**Exercise prompt**
In the material below, please retype the lines from the very first through the one with "Chart.register(...registerables);", exactly and without pictures.

_____

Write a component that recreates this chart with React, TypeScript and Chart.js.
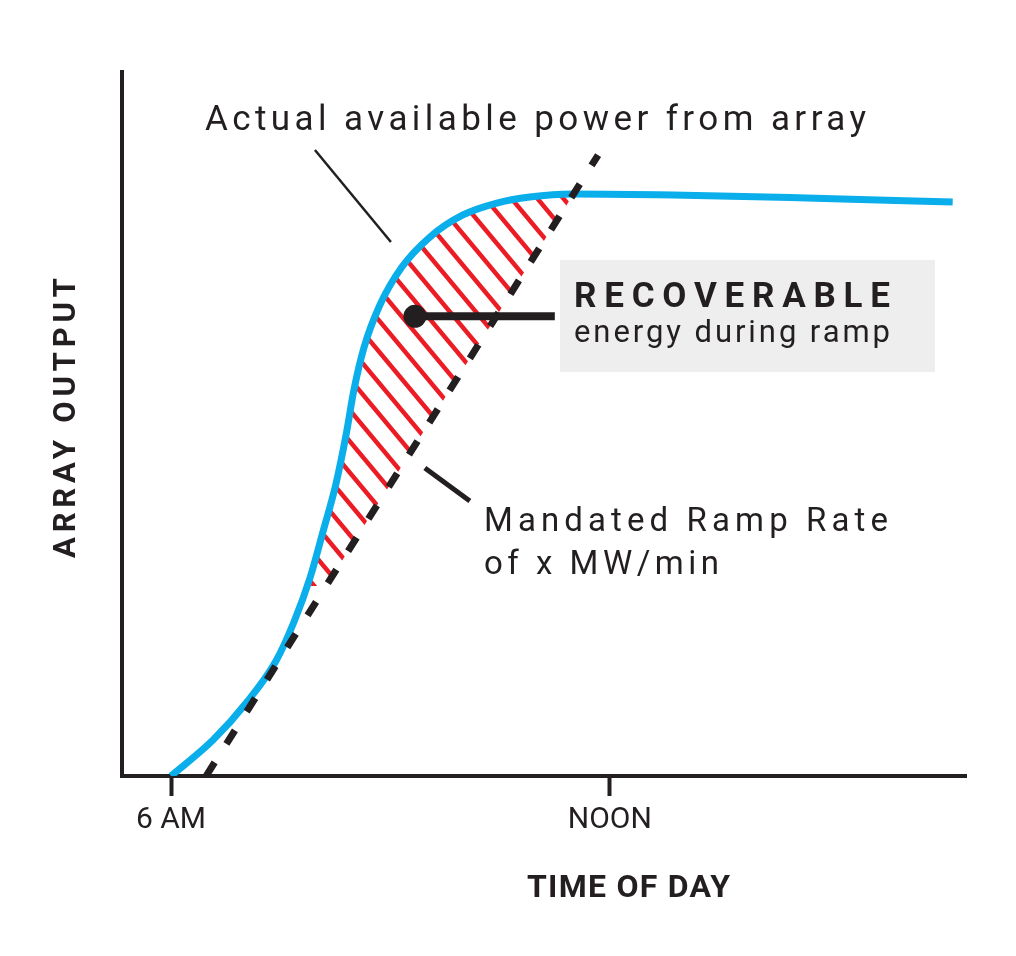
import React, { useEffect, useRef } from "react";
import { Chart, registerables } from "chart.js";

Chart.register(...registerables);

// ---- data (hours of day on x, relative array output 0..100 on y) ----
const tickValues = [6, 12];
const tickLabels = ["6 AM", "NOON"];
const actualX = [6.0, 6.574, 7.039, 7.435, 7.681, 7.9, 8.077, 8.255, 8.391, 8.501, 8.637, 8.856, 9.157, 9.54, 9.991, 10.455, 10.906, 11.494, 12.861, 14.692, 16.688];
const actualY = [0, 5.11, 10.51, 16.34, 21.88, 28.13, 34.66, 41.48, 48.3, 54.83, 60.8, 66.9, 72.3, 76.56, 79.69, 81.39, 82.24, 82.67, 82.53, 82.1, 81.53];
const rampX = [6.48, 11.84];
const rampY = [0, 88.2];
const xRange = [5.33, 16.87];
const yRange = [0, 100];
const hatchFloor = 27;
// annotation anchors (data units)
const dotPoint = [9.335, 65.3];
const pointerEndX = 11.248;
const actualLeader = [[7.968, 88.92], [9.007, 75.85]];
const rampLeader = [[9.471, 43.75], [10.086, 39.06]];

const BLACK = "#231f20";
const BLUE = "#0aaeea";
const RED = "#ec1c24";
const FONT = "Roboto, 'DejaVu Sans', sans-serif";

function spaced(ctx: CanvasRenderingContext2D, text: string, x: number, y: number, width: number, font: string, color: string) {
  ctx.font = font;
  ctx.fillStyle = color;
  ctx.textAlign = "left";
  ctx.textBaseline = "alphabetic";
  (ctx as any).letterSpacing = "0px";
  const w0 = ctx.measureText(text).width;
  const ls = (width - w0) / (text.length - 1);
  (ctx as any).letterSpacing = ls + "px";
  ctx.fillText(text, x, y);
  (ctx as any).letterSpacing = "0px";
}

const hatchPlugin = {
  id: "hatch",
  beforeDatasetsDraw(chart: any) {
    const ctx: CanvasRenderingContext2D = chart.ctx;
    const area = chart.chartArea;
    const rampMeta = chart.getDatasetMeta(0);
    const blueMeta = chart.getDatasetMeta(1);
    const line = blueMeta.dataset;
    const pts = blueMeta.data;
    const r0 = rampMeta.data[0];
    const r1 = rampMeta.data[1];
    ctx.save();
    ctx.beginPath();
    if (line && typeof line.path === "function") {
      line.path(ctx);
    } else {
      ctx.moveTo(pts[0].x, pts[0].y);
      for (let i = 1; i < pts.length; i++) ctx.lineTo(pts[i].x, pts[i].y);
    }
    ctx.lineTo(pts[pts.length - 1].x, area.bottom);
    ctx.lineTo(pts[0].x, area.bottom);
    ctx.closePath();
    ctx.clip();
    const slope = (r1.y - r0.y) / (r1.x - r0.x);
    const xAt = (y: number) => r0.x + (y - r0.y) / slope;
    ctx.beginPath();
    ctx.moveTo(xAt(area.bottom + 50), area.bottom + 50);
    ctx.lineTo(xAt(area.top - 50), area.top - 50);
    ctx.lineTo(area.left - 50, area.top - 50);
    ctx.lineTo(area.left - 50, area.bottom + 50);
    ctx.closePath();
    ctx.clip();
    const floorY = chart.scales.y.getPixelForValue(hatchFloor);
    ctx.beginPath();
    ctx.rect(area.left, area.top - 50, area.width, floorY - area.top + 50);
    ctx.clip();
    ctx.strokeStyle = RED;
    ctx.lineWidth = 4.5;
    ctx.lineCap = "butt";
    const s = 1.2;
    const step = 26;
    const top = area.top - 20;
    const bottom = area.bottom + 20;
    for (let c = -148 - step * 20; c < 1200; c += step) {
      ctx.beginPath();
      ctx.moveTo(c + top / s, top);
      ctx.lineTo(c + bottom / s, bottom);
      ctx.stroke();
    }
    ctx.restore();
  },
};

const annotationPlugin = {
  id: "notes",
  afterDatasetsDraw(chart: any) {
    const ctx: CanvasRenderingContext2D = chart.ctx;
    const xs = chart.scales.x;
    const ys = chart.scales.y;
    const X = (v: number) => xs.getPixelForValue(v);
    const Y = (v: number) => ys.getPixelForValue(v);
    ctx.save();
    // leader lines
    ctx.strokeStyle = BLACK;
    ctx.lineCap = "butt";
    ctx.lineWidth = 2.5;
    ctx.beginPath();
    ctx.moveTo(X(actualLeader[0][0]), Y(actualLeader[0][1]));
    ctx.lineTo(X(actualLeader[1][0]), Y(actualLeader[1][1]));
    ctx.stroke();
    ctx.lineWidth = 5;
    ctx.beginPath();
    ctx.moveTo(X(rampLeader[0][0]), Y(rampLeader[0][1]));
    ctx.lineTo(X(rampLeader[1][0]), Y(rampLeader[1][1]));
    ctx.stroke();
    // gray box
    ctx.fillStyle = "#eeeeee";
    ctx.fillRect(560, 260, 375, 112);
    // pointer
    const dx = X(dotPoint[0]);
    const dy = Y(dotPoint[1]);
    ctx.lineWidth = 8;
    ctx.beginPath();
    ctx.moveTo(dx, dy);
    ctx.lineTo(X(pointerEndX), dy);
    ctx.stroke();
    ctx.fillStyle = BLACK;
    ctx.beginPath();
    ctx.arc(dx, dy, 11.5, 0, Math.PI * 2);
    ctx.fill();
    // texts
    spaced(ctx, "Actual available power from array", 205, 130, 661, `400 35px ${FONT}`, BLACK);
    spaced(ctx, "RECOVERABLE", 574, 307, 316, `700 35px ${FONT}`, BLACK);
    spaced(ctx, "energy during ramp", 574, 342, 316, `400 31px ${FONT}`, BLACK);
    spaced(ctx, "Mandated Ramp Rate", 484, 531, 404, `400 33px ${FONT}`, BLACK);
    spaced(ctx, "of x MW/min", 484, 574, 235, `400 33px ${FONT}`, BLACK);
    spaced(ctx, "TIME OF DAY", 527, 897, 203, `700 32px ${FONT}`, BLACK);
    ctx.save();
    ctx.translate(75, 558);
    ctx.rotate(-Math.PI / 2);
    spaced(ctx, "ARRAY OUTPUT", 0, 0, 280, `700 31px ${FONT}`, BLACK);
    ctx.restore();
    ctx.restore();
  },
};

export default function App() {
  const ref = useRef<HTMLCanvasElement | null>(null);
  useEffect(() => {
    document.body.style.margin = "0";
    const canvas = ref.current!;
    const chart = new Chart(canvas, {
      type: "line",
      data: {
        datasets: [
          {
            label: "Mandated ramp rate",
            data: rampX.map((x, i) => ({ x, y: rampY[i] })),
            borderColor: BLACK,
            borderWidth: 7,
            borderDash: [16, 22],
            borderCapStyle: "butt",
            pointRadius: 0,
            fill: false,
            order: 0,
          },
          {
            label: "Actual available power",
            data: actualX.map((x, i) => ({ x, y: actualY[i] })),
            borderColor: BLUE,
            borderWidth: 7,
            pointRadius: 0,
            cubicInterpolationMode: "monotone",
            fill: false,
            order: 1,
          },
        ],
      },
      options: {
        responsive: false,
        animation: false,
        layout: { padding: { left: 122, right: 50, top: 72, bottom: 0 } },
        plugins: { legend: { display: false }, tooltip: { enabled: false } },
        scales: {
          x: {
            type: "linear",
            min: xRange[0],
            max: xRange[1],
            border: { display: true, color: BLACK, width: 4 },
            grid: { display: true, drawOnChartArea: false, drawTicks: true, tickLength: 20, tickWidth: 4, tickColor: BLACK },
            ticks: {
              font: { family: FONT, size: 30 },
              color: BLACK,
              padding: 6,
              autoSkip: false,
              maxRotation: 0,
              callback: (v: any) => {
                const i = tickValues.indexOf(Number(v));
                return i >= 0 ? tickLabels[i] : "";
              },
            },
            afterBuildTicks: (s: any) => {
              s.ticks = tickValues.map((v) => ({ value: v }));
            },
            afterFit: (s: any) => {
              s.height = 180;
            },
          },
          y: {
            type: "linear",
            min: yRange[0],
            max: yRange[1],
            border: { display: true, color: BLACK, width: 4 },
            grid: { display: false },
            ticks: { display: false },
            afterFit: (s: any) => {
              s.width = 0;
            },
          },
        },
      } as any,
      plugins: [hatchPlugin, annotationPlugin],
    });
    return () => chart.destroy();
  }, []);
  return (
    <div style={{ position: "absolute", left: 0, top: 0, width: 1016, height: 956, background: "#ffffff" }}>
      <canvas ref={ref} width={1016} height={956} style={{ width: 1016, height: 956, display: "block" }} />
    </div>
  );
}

_____

**Task response**
Write a component that recreates this chart with React, TypeScript and Chart.js.
import React, { useEffect, useRef } from "react";
import { Chart, registerables } from "chart.js";

Chart.register(...registerables);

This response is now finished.